-- start Source material --

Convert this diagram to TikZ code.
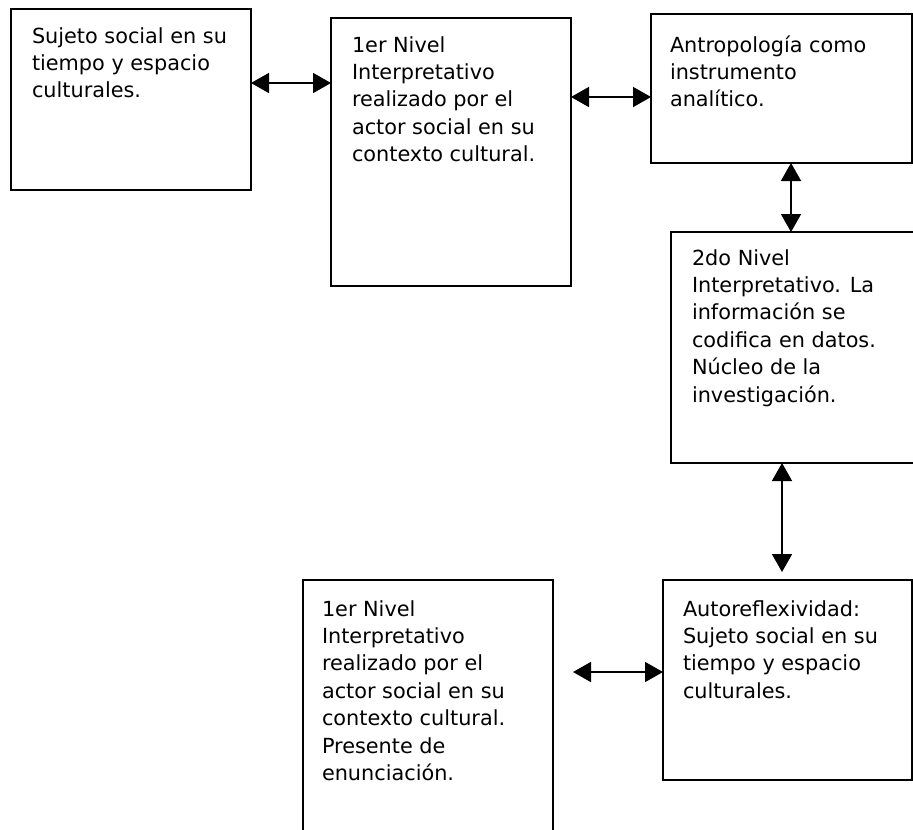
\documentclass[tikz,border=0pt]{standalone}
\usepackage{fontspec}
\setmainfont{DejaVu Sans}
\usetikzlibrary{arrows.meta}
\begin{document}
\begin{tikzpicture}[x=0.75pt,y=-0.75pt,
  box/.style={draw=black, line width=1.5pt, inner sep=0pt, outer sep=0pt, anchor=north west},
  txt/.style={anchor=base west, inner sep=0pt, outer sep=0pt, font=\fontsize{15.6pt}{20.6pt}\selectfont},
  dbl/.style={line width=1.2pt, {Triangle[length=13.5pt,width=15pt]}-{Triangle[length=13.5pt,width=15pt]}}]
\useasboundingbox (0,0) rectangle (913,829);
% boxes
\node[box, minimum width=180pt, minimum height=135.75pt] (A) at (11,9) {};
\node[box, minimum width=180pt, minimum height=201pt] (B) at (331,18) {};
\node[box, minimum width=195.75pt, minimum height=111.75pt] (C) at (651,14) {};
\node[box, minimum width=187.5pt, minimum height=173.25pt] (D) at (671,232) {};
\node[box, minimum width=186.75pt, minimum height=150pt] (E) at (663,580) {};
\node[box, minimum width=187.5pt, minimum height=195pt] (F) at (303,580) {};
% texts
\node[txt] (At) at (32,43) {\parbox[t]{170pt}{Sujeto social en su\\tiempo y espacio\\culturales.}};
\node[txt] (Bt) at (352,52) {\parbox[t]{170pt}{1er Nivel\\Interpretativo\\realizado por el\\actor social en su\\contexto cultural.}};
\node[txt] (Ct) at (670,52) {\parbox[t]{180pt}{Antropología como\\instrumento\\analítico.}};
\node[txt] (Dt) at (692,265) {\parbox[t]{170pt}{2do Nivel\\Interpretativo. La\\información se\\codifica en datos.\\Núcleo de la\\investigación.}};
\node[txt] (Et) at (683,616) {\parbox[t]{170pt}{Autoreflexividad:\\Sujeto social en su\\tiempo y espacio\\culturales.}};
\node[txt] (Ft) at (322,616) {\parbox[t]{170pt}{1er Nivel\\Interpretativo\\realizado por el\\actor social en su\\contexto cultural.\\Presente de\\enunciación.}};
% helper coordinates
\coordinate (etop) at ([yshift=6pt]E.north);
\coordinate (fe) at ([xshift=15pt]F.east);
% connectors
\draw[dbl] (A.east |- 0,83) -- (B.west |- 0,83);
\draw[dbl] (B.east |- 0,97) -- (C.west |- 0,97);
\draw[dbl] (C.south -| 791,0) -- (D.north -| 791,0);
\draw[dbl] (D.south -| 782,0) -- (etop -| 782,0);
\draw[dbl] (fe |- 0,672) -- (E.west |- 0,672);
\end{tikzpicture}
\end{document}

-- end Source material --

What you have to do
Omit the pictures and give the material again, exactly and in full.

Result of this exercise
Convert this diagram to TikZ code.
\documentclass[tikz,border=0pt]{standalone}
\usepackage{fontspec}
\setmainfont{DejaVu Sans}
\usetikzlibrary{arrows.meta}
\begin{document}
\begin{tikzpicture}[x=0.75pt,y=-0.75pt,
  box/.style={draw=black, line width=1.5pt, inner sep=0pt, outer sep=0pt, anchor=north west},
  txt/.style={anchor=base west, inner sep=0pt, outer sep=0pt, font=\fontsize{15.6pt}{20.6pt}\selectfont},
  dbl/.style={line width=1.2pt, {Triangle[length=13.5pt,width=15pt]}-{Triangle[length=13.5pt,width=15pt]}}]
\useasboundingbox (0,0) rectangle (913,829);
% boxes
\node[box, minimum width=180pt, minimum height=135.75pt] (A) at (11,9) {};
\node[box, minimum width=180pt, minimum height=201pt] (B) at (331,18) {};
\node[box, minimum width=195.75pt, minimum height=111.75pt] (C) at (651,14) {};
\node[box, minimum width=187.5pt, minimum height=173.25pt] (D) at (671,232) {};
\node[box, minimum width=186.75pt, minimum height=150pt] (E) at (663,580) {};
\node[box, minimum width=187.5pt, minimum height=195pt] (F) at (303,580) {};
% texts
\node[txt] (At) at (32,43) {\parbox[t]{170pt}{Sujeto social en su\\tiempo y espacio\\culturales.}};
\node[txt] (Bt) at (352,52) {\parbox[t]{170pt}{1er Nivel\\Interpretativo\\realizado por el\\actor social en su\\contexto cultural.}};
\node[txt] (Ct) at (670,52) {\parbox[t]{180pt}{Antropología como\\instrumento\\analítico.}};
\node[txt] (Dt) at (692,265) {\parbox[t]{170pt}{2do Nivel\\Interpretativo. La\\información se\\codifica en datos.\\Núcleo de la\\investigación.}};
\node[txt] (Et) at (683,616) {\parbox[t]{170pt}{Autoreflexividad:\\Sujeto social en su\\tiempo y espacio\\culturales.}};
\node[txt] (Ft) at (322,616) {\parbox[t]{170pt}{1er Nivel\\Interpretativo\\realizado por el\\actor social en su\\contexto cultural.\\Presente de\\enunciación.}};
% helper coordinates
\coordinate (etop) at ([yshift=6pt]E.north);
\coordinate (fe) at ([xshift=15pt]F.east);
% connectors
\draw[dbl] (A.east |- 0,83) -- (B.west |- 0,83);
\draw[dbl] (B.east |- 0,97) -- (C.west |- 0,97);
\draw[dbl] (C.south -| 791,0) -- (D.north -| 791,0);
\draw[dbl] (D.south -| 782,0) -- (etop -| 782,0);
\draw[dbl] (fe |- 0,672) -- (E.west |- 0,672);
\end{tikzpicture}
\end{document}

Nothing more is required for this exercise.